=== SUPPLIED INFORMATION ===
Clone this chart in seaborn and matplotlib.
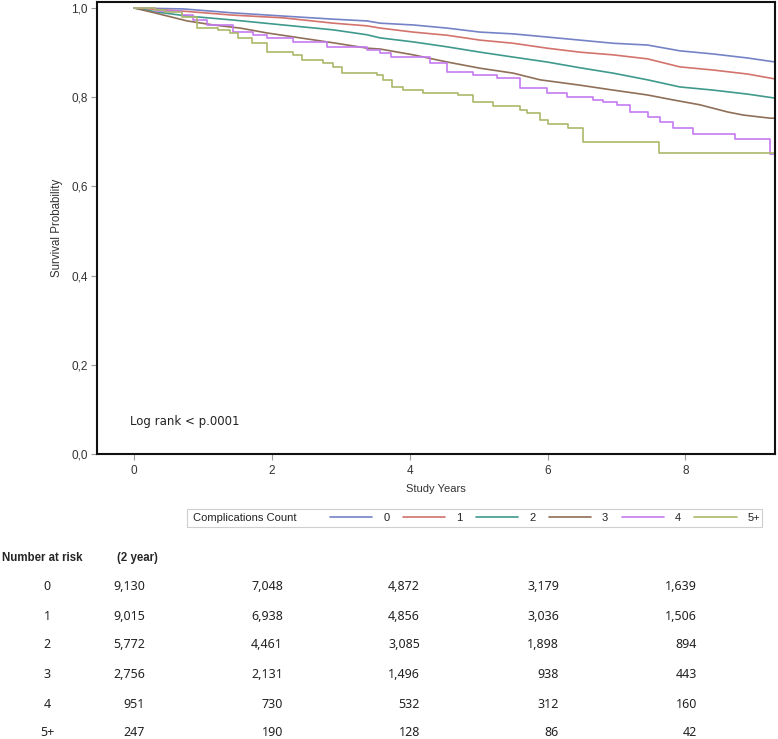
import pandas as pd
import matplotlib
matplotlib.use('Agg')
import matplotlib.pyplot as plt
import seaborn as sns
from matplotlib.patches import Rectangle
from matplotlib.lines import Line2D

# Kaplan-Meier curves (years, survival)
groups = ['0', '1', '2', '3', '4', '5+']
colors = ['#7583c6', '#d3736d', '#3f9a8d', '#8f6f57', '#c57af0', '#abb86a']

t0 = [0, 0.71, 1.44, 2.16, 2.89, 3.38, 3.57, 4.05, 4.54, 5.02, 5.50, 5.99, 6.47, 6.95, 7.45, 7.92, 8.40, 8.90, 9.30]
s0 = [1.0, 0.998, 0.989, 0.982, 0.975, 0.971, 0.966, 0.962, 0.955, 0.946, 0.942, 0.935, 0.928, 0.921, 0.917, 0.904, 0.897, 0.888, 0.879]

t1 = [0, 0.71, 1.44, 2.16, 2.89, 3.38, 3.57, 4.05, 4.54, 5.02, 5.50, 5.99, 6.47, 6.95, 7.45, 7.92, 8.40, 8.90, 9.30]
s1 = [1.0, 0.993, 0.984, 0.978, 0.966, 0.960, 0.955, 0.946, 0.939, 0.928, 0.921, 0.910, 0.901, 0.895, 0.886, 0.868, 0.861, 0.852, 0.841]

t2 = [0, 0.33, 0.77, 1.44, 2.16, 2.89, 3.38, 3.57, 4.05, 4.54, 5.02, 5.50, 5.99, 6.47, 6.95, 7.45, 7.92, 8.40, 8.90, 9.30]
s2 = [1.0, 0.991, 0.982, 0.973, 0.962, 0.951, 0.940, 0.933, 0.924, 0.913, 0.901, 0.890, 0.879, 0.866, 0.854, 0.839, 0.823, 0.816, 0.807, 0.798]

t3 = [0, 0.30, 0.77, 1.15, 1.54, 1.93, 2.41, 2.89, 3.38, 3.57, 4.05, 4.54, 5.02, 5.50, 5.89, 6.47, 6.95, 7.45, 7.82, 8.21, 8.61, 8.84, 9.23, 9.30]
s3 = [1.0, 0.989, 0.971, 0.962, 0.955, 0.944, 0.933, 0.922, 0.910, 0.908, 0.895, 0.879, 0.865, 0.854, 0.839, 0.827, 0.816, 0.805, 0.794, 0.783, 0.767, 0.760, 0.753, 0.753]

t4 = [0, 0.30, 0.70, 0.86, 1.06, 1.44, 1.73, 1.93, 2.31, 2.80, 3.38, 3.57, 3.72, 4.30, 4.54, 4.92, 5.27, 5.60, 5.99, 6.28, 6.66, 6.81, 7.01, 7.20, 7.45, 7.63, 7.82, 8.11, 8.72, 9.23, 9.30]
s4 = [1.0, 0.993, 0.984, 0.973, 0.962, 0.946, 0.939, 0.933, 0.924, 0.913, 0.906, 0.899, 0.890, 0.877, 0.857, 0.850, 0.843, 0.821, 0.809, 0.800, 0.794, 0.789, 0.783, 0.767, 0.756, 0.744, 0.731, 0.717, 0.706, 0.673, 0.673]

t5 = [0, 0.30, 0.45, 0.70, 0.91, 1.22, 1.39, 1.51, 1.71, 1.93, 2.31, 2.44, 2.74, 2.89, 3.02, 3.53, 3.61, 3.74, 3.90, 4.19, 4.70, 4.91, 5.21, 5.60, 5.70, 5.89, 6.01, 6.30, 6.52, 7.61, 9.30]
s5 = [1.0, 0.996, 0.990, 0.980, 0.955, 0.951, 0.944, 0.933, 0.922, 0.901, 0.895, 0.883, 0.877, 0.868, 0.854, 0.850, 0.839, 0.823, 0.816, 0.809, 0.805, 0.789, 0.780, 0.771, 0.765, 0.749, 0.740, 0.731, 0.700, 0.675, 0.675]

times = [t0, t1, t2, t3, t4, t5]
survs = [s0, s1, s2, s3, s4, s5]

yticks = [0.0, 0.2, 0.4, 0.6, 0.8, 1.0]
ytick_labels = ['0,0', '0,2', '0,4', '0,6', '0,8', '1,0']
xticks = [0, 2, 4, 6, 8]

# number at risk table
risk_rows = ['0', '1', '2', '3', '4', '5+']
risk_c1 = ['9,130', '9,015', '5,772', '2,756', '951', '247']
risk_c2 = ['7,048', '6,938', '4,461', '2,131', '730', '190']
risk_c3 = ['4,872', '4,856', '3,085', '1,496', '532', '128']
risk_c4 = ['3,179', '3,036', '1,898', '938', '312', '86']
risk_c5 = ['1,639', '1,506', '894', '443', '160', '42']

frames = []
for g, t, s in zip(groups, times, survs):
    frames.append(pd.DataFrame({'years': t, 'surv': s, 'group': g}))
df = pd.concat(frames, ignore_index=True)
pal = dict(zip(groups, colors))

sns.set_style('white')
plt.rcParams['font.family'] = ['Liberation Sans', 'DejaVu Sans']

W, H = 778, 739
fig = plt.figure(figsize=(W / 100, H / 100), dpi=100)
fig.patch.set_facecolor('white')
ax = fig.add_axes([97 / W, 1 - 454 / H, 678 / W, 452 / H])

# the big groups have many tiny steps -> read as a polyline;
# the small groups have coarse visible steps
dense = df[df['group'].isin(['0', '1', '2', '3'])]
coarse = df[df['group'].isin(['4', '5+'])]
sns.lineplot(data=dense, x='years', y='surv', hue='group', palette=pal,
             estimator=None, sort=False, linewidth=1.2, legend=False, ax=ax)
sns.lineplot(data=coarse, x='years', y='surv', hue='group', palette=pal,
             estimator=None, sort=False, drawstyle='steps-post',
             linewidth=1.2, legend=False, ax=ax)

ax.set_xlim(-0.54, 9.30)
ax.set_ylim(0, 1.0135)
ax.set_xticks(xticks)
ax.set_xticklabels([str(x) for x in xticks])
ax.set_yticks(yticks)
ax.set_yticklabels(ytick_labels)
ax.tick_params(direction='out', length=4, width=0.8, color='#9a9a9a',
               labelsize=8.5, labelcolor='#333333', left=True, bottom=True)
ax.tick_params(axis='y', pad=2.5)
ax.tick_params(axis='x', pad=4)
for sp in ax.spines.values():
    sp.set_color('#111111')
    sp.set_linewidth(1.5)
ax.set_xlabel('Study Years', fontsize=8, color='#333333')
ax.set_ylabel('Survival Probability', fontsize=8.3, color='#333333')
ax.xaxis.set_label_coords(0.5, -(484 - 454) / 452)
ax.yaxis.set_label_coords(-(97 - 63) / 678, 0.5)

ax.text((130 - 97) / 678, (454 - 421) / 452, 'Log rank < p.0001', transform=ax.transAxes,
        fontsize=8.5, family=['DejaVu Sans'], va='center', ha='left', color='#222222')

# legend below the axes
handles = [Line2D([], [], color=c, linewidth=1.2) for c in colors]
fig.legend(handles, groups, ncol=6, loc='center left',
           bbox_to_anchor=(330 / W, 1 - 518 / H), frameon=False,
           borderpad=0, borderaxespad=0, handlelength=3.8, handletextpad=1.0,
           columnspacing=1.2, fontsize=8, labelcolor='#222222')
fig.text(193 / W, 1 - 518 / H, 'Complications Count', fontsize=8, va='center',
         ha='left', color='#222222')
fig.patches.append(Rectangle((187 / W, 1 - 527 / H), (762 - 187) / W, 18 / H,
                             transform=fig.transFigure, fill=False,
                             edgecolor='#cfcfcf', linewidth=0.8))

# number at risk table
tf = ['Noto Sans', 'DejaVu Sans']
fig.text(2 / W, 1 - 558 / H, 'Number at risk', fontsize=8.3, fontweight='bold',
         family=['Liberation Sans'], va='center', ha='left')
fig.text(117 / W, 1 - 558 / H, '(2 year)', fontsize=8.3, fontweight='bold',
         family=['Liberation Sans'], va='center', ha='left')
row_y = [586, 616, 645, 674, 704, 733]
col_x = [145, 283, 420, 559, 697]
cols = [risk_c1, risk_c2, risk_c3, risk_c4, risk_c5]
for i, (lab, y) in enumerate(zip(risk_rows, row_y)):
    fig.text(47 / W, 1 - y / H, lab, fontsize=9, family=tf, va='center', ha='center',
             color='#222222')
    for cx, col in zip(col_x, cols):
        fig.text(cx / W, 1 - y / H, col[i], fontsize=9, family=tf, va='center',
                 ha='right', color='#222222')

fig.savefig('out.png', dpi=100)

=== WHAT YOU NEED TO DO ===
Go from the first line of the listing to the line holding "0.861, 0.852, 0.841]" and, please, transcribe those lines exactly, both included, with no pictures.

=== SOLUTION TO THE PROBLEM ===
Clone this chart in seaborn and matplotlib.
import pandas as pd
import matplotlib
matplotlib.use('Agg')
import matplotlib.pyplot as plt
import seaborn as sns
from matplotlib.patches import Rectangle
from matplotlib.lines import Line2D

# Kaplan-Meier curves (years, survival)
groups = ['0', '1', '2', '3', '4', '5+']
colors = ['#7583c6', '#d3736d', '#3f9a8d', '#8f6f57', '#c57af0', '#abb86a']

t0 = [0, 0.71, 1.44, 2.16, 2.89, 3.38, 3.57, 4.05, 4.54, 5.02, 5.50, 5.99, 6.47, 6.95, 7.45, 7.92, 8.40, 8.90, 9.30]
s0 = [1.0, 0.998, 0.989, 0.982, 0.975, 0.971, 0.966, 0.962, 0.955, 0.946, 0.942, 0.935, 0.928, 0.921, 0.917, 0.904, 0.897, 0.888, 0.879]

t1 = [0, 0.71, 1.44, 2.16, 2.89, 3.38, 3.57, 4.05, 4.54, 5.02, 5.50, 5.99, 6.47, 6.95, 7.45, 7.92, 8.40, 8.90, 9.30]
s1 = [1.0, 0.993, 0.984, 0.978, 0.966, 0.960, 0.955, 0.946, 0.939, 0.928, 0.921, 0.910, 0.901, 0.895, 0.886, 0.868, 0.861, 0.852, 0.841]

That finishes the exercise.